SEBI has defined seven different types of hybrid funds that asset managers can offer investors. You have the option of choosing one where the allocation to equity and debt shifts depending on specified market valuation metrics or pick one where the equity debt split is defined and fixed.
Hybrid funds with a fixed allocation also have a lot of variety. An aggressive one can have anywhere between 65%-80% allocation in equity, compared to 10%-25% allocation in equity for conservative hybrid funds. There are others too with an asset allocation band which is somewhere in between the aggressive and conservative extremes. Given these choices, should you find the ideal hybrid fund or is it more prudent to do your own asset allocation?
Match your asset allocation to your goals
Your asset allocation ideally should not be fixed by someone else’s idea of what is aggressive, conservative, or balanced risk. Your financial goals will not match anyone else’s. Ideally your asset allocation will be an outcome of these goals.
Let’s take a simple example, if your top three goals are a property purchase in seven years, your child’s higher education costs after 10 years, and building a retirement corpus, then the bulk of your allocation should be towards equity funds. This will help in growing wealth over the defined long periods. On the other hand, for your goals towards an overseas holiday after a year or down payment on your luxury sedan, you will have to pick stable return fixed income funds.
How much gets allocated to each of these goals again will depend on your requirement for each. Hence, its practically impossible to use a pre-defined asset allocation to fit your individual goals accurately.

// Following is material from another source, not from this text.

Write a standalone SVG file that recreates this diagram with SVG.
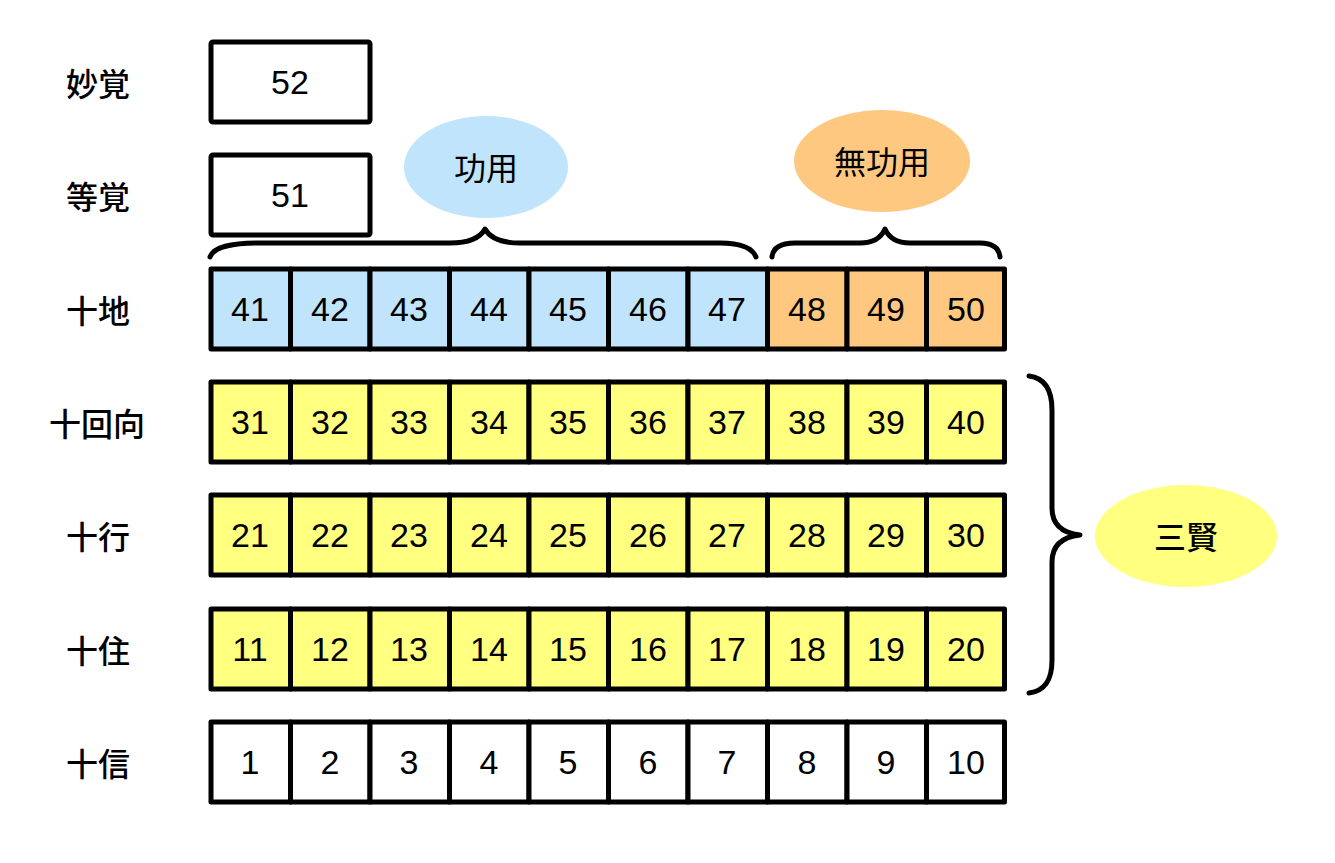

Hybrid funds for regular income
Have you heard that hybrid funds offer attractive return through regular returns from the dividend option? It is true that some hybrid funds have a track record for regular dividend payments. Paying out dividend in an equity-oriented fund takes away from growing long-term returns. Dividends are gains taken out from the fund at regular intervals and paid back to you.
Instead if you leave them invested as the case would be for the growth option of the same fund, the value continues to accumulate for a longer period which can benefit you more. If you do need money, you can redeem partially from the fund or build a systematic withdrawal plan which can be more tax efficient that a dividend pay-out.
How much gets allocated to each of these goals again will depend on your requirement for each. Hence, its practically impossible to use a pre-defined asset allocation to fit your individual goals accurately.
Keep your mutual fund investment choices simple; equity funds for your long-term goals and debt funds for stable return and short-term goals. By doing this you will create your own balanced portfolio which caters uniquely to your goals.